5 SIGNS OF EMOTIONAL ABUSE

Are you a victim of emotional abuse? There are so many forms of abuse, and emotional abuse is one of them. If you have been subjected to or witnessed abuse as a child, you are more apt to become an adult who will abuse others, until you learn how to break that cycle. More than likely, you will also attract or gravitate toward other abusive people when you become an adult, until you’ve built your self-esteem and have learned how to love yourself. It is then, that you will recognize the characteristics of an abusive person, and won’t allow anyone to abuse you. The healthier you become, the healthier the person will be who you will attract, and therefore, the healthier your relationship will be.

Here are 5 signs of emotional abuse to look out for in a partner:

1.  Does someone degrade you, or put you down in front of others as a result of their own low self-esteem? Do they negate how you feel, or humiliate you?
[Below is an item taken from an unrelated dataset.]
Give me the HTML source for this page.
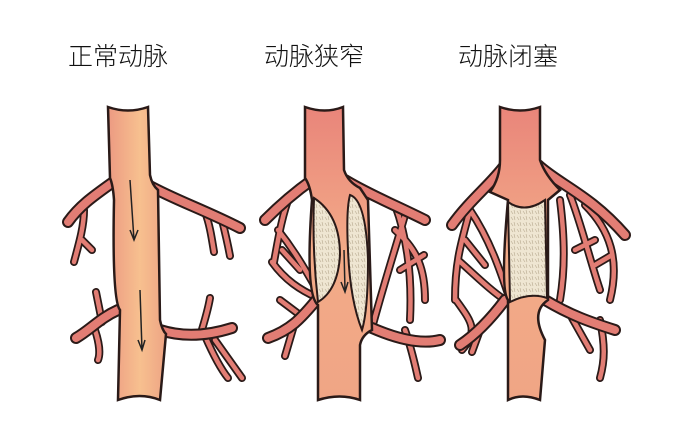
<!DOCTYPE html>
<html><head><meta charset="utf-8"><style>
html,body{margin:0;padding:0;background:#fff;width:678px;height:437px;overflow:hidden}
svg{display:block}
.t{font-family:"Liberation Sans","Noto Sans CJK SC",sans-serif;font-size:25px;font-weight:300;fill:#111}
.o{fill:none;stroke:#2a1a18;stroke-linecap:round;stroke-linejoin:round}
.i{fill:none;stroke:#e27d74;stroke-linecap:round;stroke-linejoin:round}
</style></head><body>
<svg width="678" height="437" viewBox="0 0 678 437" xmlns="http://www.w3.org/2000/svg">
<defs>
<linearGradient id="g" x1="0" x2="1" y1="0" y2="0">
<stop offset="0" stop-color="#ec9a82"/><stop offset="0.55" stop-color="#f7c08f"/><stop offset="1" stop-color="#eea484"/>
</linearGradient>
<linearGradient id="g2" x1="0" x2="0" y1="0" y2="1">
<stop offset="0" stop-color="#e9857a"/><stop offset="0.5" stop-color="#f3ab88"/><stop offset="1" stop-color="#f0a585"/>
</linearGradient>
<pattern id="p" width="6" height="6" patternUnits="userSpaceOnUse">
<rect width="6" height="6" fill="#efe6d2"/><path d="M1 1l2 3M4 0l1 4" stroke="#b8aa90" stroke-width="0.6"/>
</pattern>
<path id="m1" d="M116 180 C95 195 80 205 68 222 M148 185 C175 200 205 210 240 228 M118 310 C100 318 90 330 76 338 M160 330 C185 338 210 335 232 328"/>
<path id="t1" d="M84 210 C84 225 80 240 74 262 M82 240 L92 250 M205 212 C210 225 212 240 214 252 M222 220 C225 232 228 245 230 256 M102 322 L96 292 M95 330 C100 345 100 355 98 360 M200 336 C205 320 208 310 210 298 M205 336 C212 352 220 368 228 378 M215 340 L242 378"/>
<path id="m2" d="M312 180 C295 192 280 205 265 220 M345 180 C370 195 395 205 425 220 M372 328 C395 338 420 345 440 340 M318 298 C300 320 290 330 268 338"/>
<path id="t2" d="M290 195 C282 215 278 240 274 262 M278 230 C290 245 300 260 318 292 M272 262 C285 280 300 290 318 298 M282 250 L300 270 M395 205 C408 240 412 280 410 320 M405 215 C395 250 385 280 372 328 M395 230 C418 250 425 270 425 300 M400 270 L424 255 M405 330 C412 350 415 365 418 378 M295 322 L285 356 M300 315 L280 300"/>
<path id="m3" d="M505 165 C490 185 470 200 452 225 M538 165 C560 185 590 195 625 235 M545 300 C570 315 590 322 615 330 M505 300 C490 320 475 335 460 345"/>
<path id="t3" d="M470 210 C462 240 455 260 455 300 M470 210 C490 240 500 270 510 300 M458 260 C475 275 490 290 505 300 M465 240 L485 265 M456 300 C470 320 480 330 462 350 M480 330 L472 352 M570 195 C580 220 590 260 600 290 M560 200 C565 240 565 270 560 300 M585 205 C610 230 620 260 610 300 M575 250 L595 240 M595 265 L612 255 M600 320 C605 345 605 360 600 378 M572 318 L590 350"/>
</defs>

<text class="t" x="68" y="65">正常动脉</text>
<text class="t" x="264" y="65">动脉狭窄</text>
<text class="t" x="458" y="65">动脉闭塞</text>

<use href="#t1" class="o" stroke-width="8"/><use href="#t1" class="i" stroke-width="4.5"/>
<use href="#m1" class="o" stroke-width="12"/><use href="#m1" class="i" stroke-width="8"/>
<path d="M108 107 Q128 114 148 107 L150 175 Q152 185 158 190 L160 320 Q162 330 166 334 L160 400 Q140 392 118 400 L120 310 Q112 300 114 200 Q113 185 110 178 Z" fill="url(#g)" stroke="#2a1a18" stroke-width="2.5"/>
<path d="M130 180 L134 240 M130 230 l4 10 l4 -10" fill="none" stroke="#222" stroke-width="1.5"/>
<path d="M140 290 L142 350 M138 340 l4 10 l3 -10" fill="none" stroke="#222" stroke-width="1.5"/>

<use href="#t2" class="o" stroke-width="8"/><use href="#t2" class="i" stroke-width="4.5"/>
<use href="#m2" class="o" stroke-width="12"/><use href="#m2" class="i" stroke-width="8"/>
<path d="M305 107 Q325 114 343 107 L344 170 Q348 182 360 188 L368 200 L372 330 Q362 335 360 345 L360 400 Q340 393 318 400 L318 305 Q305 295 312 200 Q310 185 305 178 Z" fill="url(#g2)" stroke="#2a1a18" stroke-width="2.5"/>
<path d="M314 198 Q340 215 340 255 Q338 290 318 302 Q312 250 314 198Z" fill="url(#p)" stroke="#2a1a18" stroke-width="2"/>
<path d="M350 195 Q366 200 368 260 Q368 310 362 330 Q350 300 348 250 Q346 210 350 195Z" fill="url(#p)" stroke="#2a1a18" stroke-width="2"/>
<path d="M344 250 L345 290 M341 282 l4 10 l3 -10" fill="none" stroke="#222" stroke-width="1.5"/>

<use href="#t3" class="o" stroke-width="8"/><use href="#t3" class="i" stroke-width="4.5"/>
<use href="#m3" class="o" stroke-width="12"/><use href="#m3" class="i" stroke-width="8"/>
<path d="M500 107 Q520 114 540 107 L540 160 Q545 175 560 190 L548 200 L548 300 Q530 312 545 340 L540 400 Q522 393 508 400 L508 300 Q500 290 508 200 L490 192 Q500 178 500 160 Z" fill="url(#g2)" stroke="#2a1a18" stroke-width="2.5"/>
<path d="M508 202 Q525 214 545 200 L547 298 Q530 292 510 302 Z" fill="url(#p)" stroke="#2a1a18" stroke-width="2"/>
</svg>
</body></html>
2.  Is someone controlling your life by belittling you? Are you depending on someone else to make your decisions because you feel you can’t think for yourself, and you go to them?
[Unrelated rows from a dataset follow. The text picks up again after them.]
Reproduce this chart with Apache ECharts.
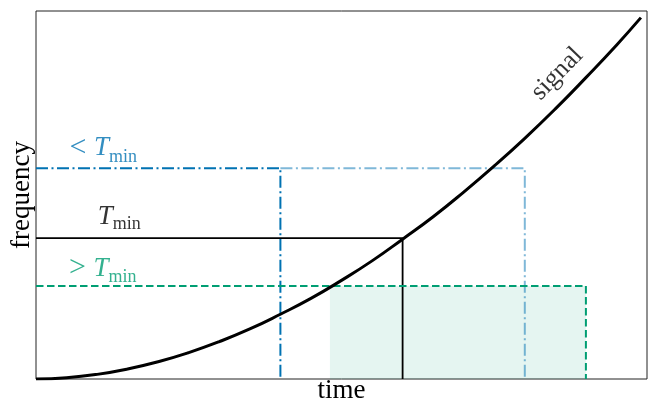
<!DOCTYPE html>
<html>
<head>
<meta charset="utf-8">
<script src="https://cdn.jsdelivr.net/npm/echarts@6/dist/echarts.min.js"></script>
<style>html,body{margin:0;padding:0;background:#fff}#c{width:649px;height:403px}</style>
</head>
<body>
<div id="c"></div>
<script>
// signal curve samples (time, frequency) on a 0..100 scale
var signalTime = [0, 5, 10, 15, 20, 25, 30, 35, 40, 45, 50, 55, 60, 65, 70, 75, 80, 85, 90, 95, 99];
var signalFreq = [0, 0.34, 1.26, 2.72, 4.7, 7.18, 10.15, 13.6, 17.6, 21.9, 26.8, 32.1, 38.0, 44.1, 50.8, 57.9, 65.4, 73.4, 81.9, 90.7, 98.2];

// threshold levels
var tLess = {freq: 57.3, tDark: 40, tLight: 80};
var tMin = {freq: 38.3, t: 60};
var tMore = {freq: 25.3, tStart: 48.1, tEnd: 90};

var blue = '#0072b2', lightBlue = 'rgba(0,114,178,0.5)', green = '#009e73';
var FONT = '"Liberation Serif", "DejaVu Serif", serif';

var curve = signalTime.map(function (t, i) { return [t, signalFreq[i]]; });

function tminRich(color) {
  return {
    op: {fontFamily: FONT, fontSize: 30, color: color, textBorderWidth: 0},
    t: {fontFamily: FONT, fontSize: 27, fontStyle: 'italic', color: color, textBorderWidth: 0},
    s: {fontFamily: FONT, fontSize: 18, color: color, textBorderWidth: 0, verticalAlign: 'bottom', padding: [0, 0, -3, 0]}
  };
}

var chart = echarts.init(document.getElementById('c'), null, {renderer: 'canvas'});
chart.setOption({
  animation: false,
  grid: {left: 36, top: 11, right: 2, bottom: 24, containLabel: false, outerBoundsMode: 'none',
    show: true, borderColor: '#222', borderWidth: 1, backgroundColor: 'transparent'},
  xAxis: {
    type: 'value', min: 0, max: 100,
    name: 'time', nameLocation: 'middle', nameGap: -2,
    nameTextStyle: {fontFamily: FONT, fontSize: 27, color: '#000'},
    axisLine: {show: false}, axisTick: {show: false}, axisLabel: {show: false}, splitLine: {show: false}
  },
  yAxis: {
    type: 'value', min: 0, max: 100,
    name: 'frequency', nameLocation: 'middle', nameGap: 1,
    nameTextStyle: {fontFamily: FONT, fontSize: 27, color: '#000'},
    axisLine: {show: false}, axisTick: {show: false}, axisLabel: {show: false}, splitLine: {show: false}
  },
  series: [
    {
      type: 'line', data: [[tMore.tStart, tMore.freq], [tMore.tEnd, tMore.freq]],
      symbol: 'none', lineStyle: {width: 0}, areaStyle: {color: 'rgba(0,158,115,0.1)', opacity: 1}, z: 1
    },
    {
      type: 'line', data: [[tLess.tDark, tLess.freq], [tLess.tLight, tLess.freq], [tLess.tLight, 0]],
      symbol: 'none', lineStyle: {color: lightBlue, width: 2, type: [12, 3.5, 2, 3.5]}, z: 2
    },
    {
      type: 'line', data: [[0, tLess.freq], [tLess.tDark, tLess.freq], [tLess.tDark, 0]],
      symbol: 'none', lineStyle: {color: blue, width: 2, type: [12, 3.5, 2, 3.5]}, z: 3
    },
    {
      type: 'line', data: [[0, tMin.freq], [tMin.t, tMin.freq], [tMin.t, 0]],
      symbol: 'none', lineStyle: {color: '#000', width: 1.8}, z: 3
    },
    {
      type: 'line', data: [[0, tMore.freq], [tMore.tEnd, tMore.freq], [tMore.tEnd, 0]],
      symbol: 'none', lineStyle: {color: green, width: 2, type: [7.5, 3.5]}, z: 3
    },
    {
      type: 'line', data: curve, smooth: true, symbol: 'none',
      lineStyle: {color: '#000', width: 3}, z: 5
    },
    {
      type: 'scatter', symbolSize: 0, z: 6, silent: true,
      data: [
        {value: [5.5, 62.7], label: {formatter: '{op|< }{t|T}{s|min}', rich: tminRich(blue)}},
        {value: [10.1, 44.0], label: {formatter: '{t|T}{s|min}', rich: tminRich('#000')}},
        {value: [5.4, 30.0], label: {formatter: '{op|> }{t|T}{s|min}', rich: tminRich(green)}}
      ],
      label: {show: true, position: 'right', distance: 0, textBorderWidth: 0}
    },
    {
      type: 'scatter', symbolSize: 0, z: 6, silent: true,
      data: [{value: [85.3, 82.9], label: {formatter: 'signal'}}],
      label: {show: true, position: 'inside', rotate: 46, fontFamily: FONT, fontSize: 26, color: '#000', textBorderWidth: 0}
    }
  ]
});
</script>
</body>
</html>
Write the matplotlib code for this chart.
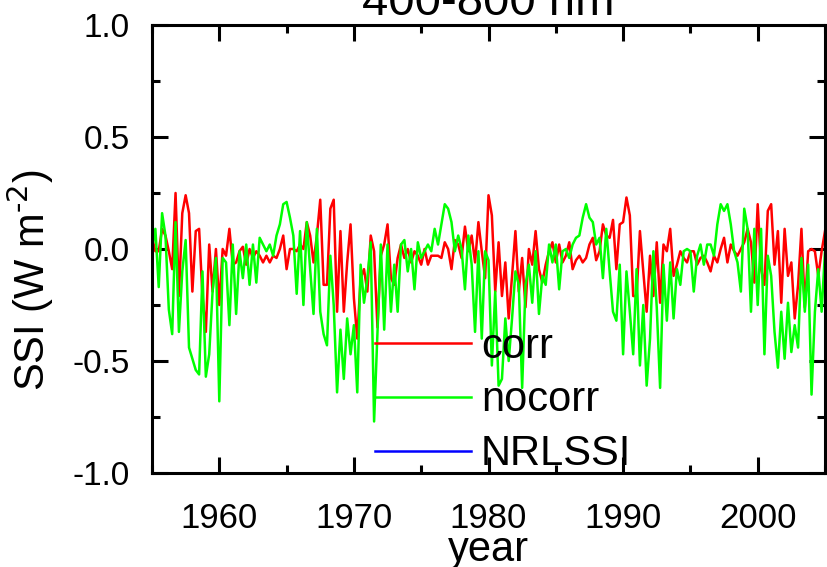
import numpy as np
import matplotlib
matplotlib.use('Agg')
import matplotlib.pyplot as plt
from matplotlib.ticker import MultipleLocator, FormatStrFormatter

plt.rcParams['font.family'] = ['Liberation Sans', 'DejaVu Sans']
plt.rcParams['mathtext.default'] = 'regular'

# quarterly samples, 1955.0 .. 2005.0
start_year = 1955.0
step = 0.25

corr = [
    0.05, -0.01, -0.01, 0.09, 0.06, -0.01, -0.09, 0.25, -0.21, 0.16,
    0.24, 0.16, -0.19, 0.08, 0.09, -0.21, -0.37, 0.02, -0.19, 0.00,
    -0.25, 0.00, -0.03, 0.09, -0.07, -0.06, -0.01, 0.01, -0.07, 0.00,
    -0.04, -0.01, -0.03, -0.06, -0.03, -0.06, -0.03, -0.04, 0.00, 0.06,
    -0.09, 0.00, 0.00, -0.01, 0.02, 0.00, 0.12, 0.06, -0.06, 0.06,
    0.22, -0.16, -0.16, 0.18, 0.22, -0.28, 0.08, -0.28, -0.06, 0.11,
    -0.22, -0.40, -0.13, -0.09, -0.19, 0.06, -0.01, -0.35, -0.03, 0.02,
    0.11, -0.13, -0.16, -0.04, 0.02, -0.04, 0.00, -0.06, -0.01, -0.03,
    -0.07, 0.00, -0.07, -0.03, -0.03, -0.03, -0.04, 0.03, 0.00, -0.09,
    0.04, 0.02, -0.04, 0.10, -0.01, 0.06, -0.06, 0.12, -0.01, -0.13,
    0.24, 0.15, -0.19, 0.03, -0.21, -0.06, -0.31, -0.12, 0.08, -0.19,
    -0.04, -0.26, 0.00, -0.07, 0.08, -0.09, -0.15, -0.07, -0.01, 0.03,
    -0.06, 0.02, -0.06, -0.03, 0.03, -0.09, -0.05, -0.03, -0.06, -0.04,
    0.02, 0.05, -0.05, -0.01, 0.11, 0.06, 0.05, 0.13, -0.09, 0.11,
    0.12, 0.23, 0.15, -0.21, -0.21, 0.08, -0.10, -0.28, -0.03, -0.21,
    0.03, -0.24, 0.02, -0.01, 0.09, -0.12, -0.07, -0.01, -0.04, -0.06,
    -0.01, -0.01, -0.07, -0.04, -0.03, -0.06, -0.10, -0.03, -0.06, 0.00,
    0.05, -0.06, 0.02, -0.01, -0.03, 0.00, 0.03, 0.09, 0.03, -0.15,
    0.20, -0.09, -0.16, 0.17, 0.20, -0.07, 0.08, -0.24, 0.09, -0.12,
    -0.06, -0.31, -0.16, 0.09, -0.26, -0.01, 0.00, -0.01, -0.12, -0.01,
    0.08,
]

nocorr = [
    0.00, 0.09, -0.17, 0.16, 0.06, -0.27, -0.38, 0.12, -0.37, -0.10,
    0.04, -0.44, -0.49, -0.54, -0.56, -0.10, -0.57, -0.47, -0.19, -0.04,
    -0.68, -0.04, -0.06, -0.34, 0.02, -0.29, -0.01, -0.13, 0.02, -0.16,
    0.02, -0.15, 0.05, 0.02, -0.01, 0.02, -0.03, 0.06, 0.11, 0.20,
    0.21, 0.14, 0.06, -0.20, 0.08, -0.25, 0.12, -0.09, -0.29, 0.09,
    -0.28, -0.38, -0.43, -0.03, -0.25, -0.64, -0.36, -0.58, -0.31, -0.47,
    -0.34, -0.64, -0.07, -0.24, -0.13, 0.03, -0.77, -0.37, 0.02, -0.36,
    0.02, -0.28, -0.07, -0.28, 0.02, 0.04, -0.10, 0.00, -0.18, 0.03,
    -0.04, -0.01, 0.02, -0.01, 0.09, 0.02, 0.11, 0.20, 0.18, 0.12,
    -0.01, 0.06, 0.00, -0.18, 0.06, -0.07, -0.37, -0.01, -0.40, -0.01,
    -0.05, -0.52, -0.19, -0.61, -0.58, -0.31, -0.50, -0.31, -0.10, -0.16,
    -0.62, -0.16, -0.07, -0.24, -0.01, -0.29, -0.12, -0.16, 0.02, -0.06,
    0.02, -0.18, -0.01, 0.00, -0.04, 0.02, 0.05, 0.06, 0.14, 0.20,
    0.14, 0.12, 0.02, 0.05, -0.13, 0.09, -0.10, -0.28, -0.32, -0.07,
    -0.47, -0.10, -0.28, -0.47, -0.09, -0.52, -0.25, -0.61, -0.40, -0.01,
    -0.26, -0.62, -0.07, -0.32, -0.06, -0.31, -0.09, -0.16, -0.01, 0.00,
    -0.01, -0.19, -0.03, 0.02, -0.07, 0.02, 0.02, -0.03, 0.11, 0.20,
    0.17, 0.20, 0.11, -0.01, -0.06, -0.19, 0.18, 0.09, -0.28, 0.09,
    -0.25, 0.09, -0.47, -0.03, -0.12, -0.37, -0.53, -0.28, -0.49, -0.24,
    -0.46, -0.34, -0.44, -0.04, -0.28, -0.07, -0.65, -0.28, -0.09, -0.28,
    -0.01,
]

# NRLSSI: no visible curve in the panel, only the legend entry
nrlssi_years = []
nrlssi = []

years = start_year + step * np.arange(len(corr))

fig = plt.figure(figsize=(8.27, 5.67), dpi=100)
ax = fig.add_axes([152 / 827, 1 - 473 / 567, 673 / 827, 448 / 567])

ax.plot(years, corr, color='#ff0000', lw=1.8, label='corr')
ax.plot(years, nocorr, color='#00ff00', lw=1.8, label='nocorr')
ax.plot(nrlssi_years, nrlssi, color='#0000ff', lw=1.8, label='NRLSSI')

ax.set_xlim(1955.0, 2005.0)
ax.set_ylim(-1.0, 1.0)
ax.xaxis.set_major_locator(MultipleLocator(10))
ax.xaxis.set_minor_locator(MultipleLocator(5))
ax.yaxis.set_major_locator(MultipleLocator(0.5))
ax.yaxis.set_minor_locator(MultipleLocator(0.25))
ax.yaxis.set_major_formatter(FormatStrFormatter('%.1f'))

for sp in ax.spines.values():
    sp.set_linewidth(2.2)
ax.tick_params(which='both', direction='in', top=True, right=True, width=2.2)
ax.tick_params(which='major', length=11.5)
ax.tick_params(which='minor', length=6)
ax.tick_params(axis='x', labelsize=25, pad=21)
ax.tick_params(axis='y', labelsize=24, pad=16)

ax.set_xlabel('year', fontsize=30, labelpad=-4)
ax.set_ylabel('SSI (W m$^{\\text{-2}}$)', fontsize=30)
ax.yaxis.set_label_coords(-0.142, 0.43)
ax.set_title('400-800 nm', fontsize=34, pad=4)

ax.legend(loc='center left', bbox_to_anchor=(0.331, 0.162), frameon=False,
          fontsize=30, handlelength=2.3, handletextpad=0.25,
          labelspacing=0.33, borderpad=0, borderaxespad=0)

fig.savefig('out.png', dpi=100)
3. Someone is accusing and blaming you – they never apologize and blame all their problems on others, however, they expect you to apologize for something you didn’t do.

4. Neglect – Is someone giving you the cold shoulder or silent treatment? Or not meeting your needs? They withhold affection or attention from you, and moreover, they don’t do what they say they will do.

5. Enmeshment or codependence – someone makes choices for you or overshares information about their sexual relationship with your father, and as a result, overshares information that is completely violating the boundaries that you’ve set up. And, they do not take into consideration what you want or need.

All of these are signs of emotional abuse, but this does not define who you are!

Are You a Victim of Domestic Abuse?


If one in every four women will be a victim of domestic violence at some point in their lifetime, it is safe to assume that we all know of someone who has been affected.

If you are interested in seeking counseling regarding your personal experience with domestic violence, to help you get through this most difficult, fearful and lonely time of your life, I am here for you, and can relate to what you are going through. You are not alone. We can get through this together and help you begin a new life of independence, healthy self-esteem, a sense of empowerment, feeling safe, and moving forward into the life you really want for yourself.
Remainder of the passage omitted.